■ **Provided data**:
%%
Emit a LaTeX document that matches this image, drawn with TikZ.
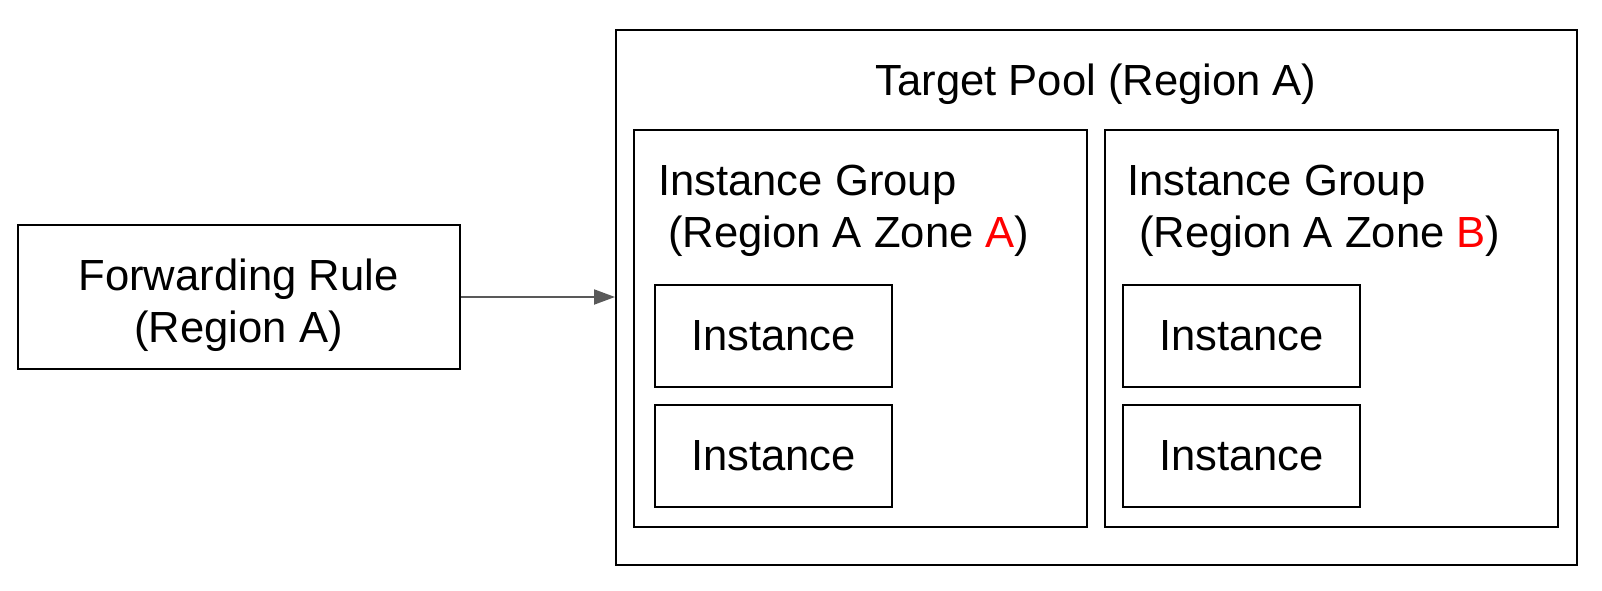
\documentclass[tikz,border=0pt]{standalone}
\usepackage{fontspec}
\setmainfont{Liberation Sans}
\usetikzlibrary{arrows.meta}
\definecolor{arrowgray}{HTML}{595959}
\definecolor{zonered}{HTML}{FF0000}
\begin{document}
\begin{tikzpicture}[x=1pt,y=-1pt,
  box/.style={draw=black,line width=2pt,rectangle,inner sep=0pt,anchor=north west},
  lbl/.style={inner sep=0pt,font=\fontsize{43.6}{52}\selectfont},
  conn/.style={draw=arrowgray,line width=2pt,-{Triangle[length=21pt,width=15pt]}}]
\useasboundingbox (0,0) rectangle (1602,590);
% forwarding rule
\node[box,minimum width=442pt,minimum height=144pt] (fr) at (17,224) {};
\node[lbl,anchor=base] (frt1) at (238.5,290) {Forwarding Rule};
\node[lbl,anchor=base] (frt2) at (238.5,342) {(Region A)};
% target pool
\node[box,minimum width=961pt,minimum height=535pt] (tp) at (615,29) {};
\node[lbl,anchor=base] (tpt) at (1096,95) {Target Pool (Region A)};
% instance groups
\node[box,minimum width=453pt,minimum height=397pt] (iga) at (633,129) {};
\node[box,minimum width=453pt,minimum height=397pt] (igb) at (1104,129) {};
\node[lbl,anchor=base west] (igat1) at (658,195) {Instance Group};
\node[lbl,anchor=base west] (igat2) at (668,247) {(Region A Zone \textcolor{zonered}{A})};
\node[lbl,anchor=base west] (igbt1) at (1127,195) {Instance Group};
\node[lbl,anchor=base west] (igbt2) at (1139,247) {(Region A Zone \textcolor{zonered}{B})};
% instances
\node[box,minimum width=237pt,minimum height=102pt] (ia1) at (654,284) {};
\node[box,minimum width=237pt,minimum height=102pt] (ia2) at (654,404) {};
\node[box,minimum width=237pt,minimum height=102pt] (ib1) at (1122,284) {};
\node[box,minimum width=237pt,minimum height=102pt] (ib2) at (1122,404) {};
\foreach \n in {ia1,ia2,ib1,ib2}{
  \node[lbl] (\n t) at (\n.center) {Instance};
}
% connector
\draw[conn] (fr.east) -- (fr.east -| tp.west);
\end{tikzpicture}
\end{document}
%%
■ **Problem to solve**:
Without the pictures, print the whole listing exactly as given.

■ **Written response**:
Emit a LaTeX document that matches this image, drawn with TikZ.
\documentclass[tikz,border=0pt]{standalone}
\usepackage{fontspec}
\setmainfont{Liberation Sans}
\usetikzlibrary{arrows.meta}
\definecolor{arrowgray}{HTML}{595959}
\definecolor{zonered}{HTML}{FF0000}
\begin{document}
\begin{tikzpicture}[x=1pt,y=-1pt,
  box/.style={draw=black,line width=2pt,rectangle,inner sep=0pt,anchor=north west},
  lbl/.style={inner sep=0pt,font=\fontsize{43.6}{52}\selectfont},
  conn/.style={draw=arrowgray,line width=2pt,-{Triangle[length=21pt,width=15pt]}}]
\useasboundingbox (0,0) rectangle (1602,590);
% forwarding rule
\node[box,minimum width=442pt,minimum height=144pt] (fr) at (17,224) {};
\node[lbl,anchor=base] (frt1) at (238.5,290) {Forwarding Rule};
\node[lbl,anchor=base] (frt2) at (238.5,342) {(Region A)};
% target pool
\node[box,minimum width=961pt,minimum height=535pt] (tp) at (615,29) {};
\node[lbl,anchor=base] (tpt) at (1096,95) {Target Pool (Region A)};
% instance groups
\node[box,minimum width=453pt,minimum height=397pt] (iga) at (633,129) {};
\node[box,minimum width=453pt,minimum height=397pt] (igb) at (1104,129) {};
\node[lbl,anchor=base west] (igat1) at (658,195) {Instance Group};
\node[lbl,anchor=base west] (igat2) at (668,247) {(Region A Zone \textcolor{zonered}{A})};
\node[lbl,anchor=base west] (igbt1) at (1127,195) {Instance Group};
\node[lbl,anchor=base west] (igbt2) at (1139,247) {(Region A Zone \textcolor{zonered}{B})};
% instances
\node[box,minimum width=237pt,minimum height=102pt] (ia1) at (654,284) {};
\node[box,minimum width=237pt,minimum height=102pt] (ia2) at (654,404) {};
\node[box,minimum width=237pt,minimum height=102pt] (ib1) at (1122,284) {};
\node[box,minimum width=237pt,minimum height=102pt] (ib2) at (1122,404) {};
\foreach \n in {ia1,ia2,ib1,ib2}{
  \node[lbl] (\n t) at (\n.center) {Instance};
}
% connector
\draw[conn] (fr.east) -- (fr.east -| tp.west);
\end{tikzpicture}
\end{document}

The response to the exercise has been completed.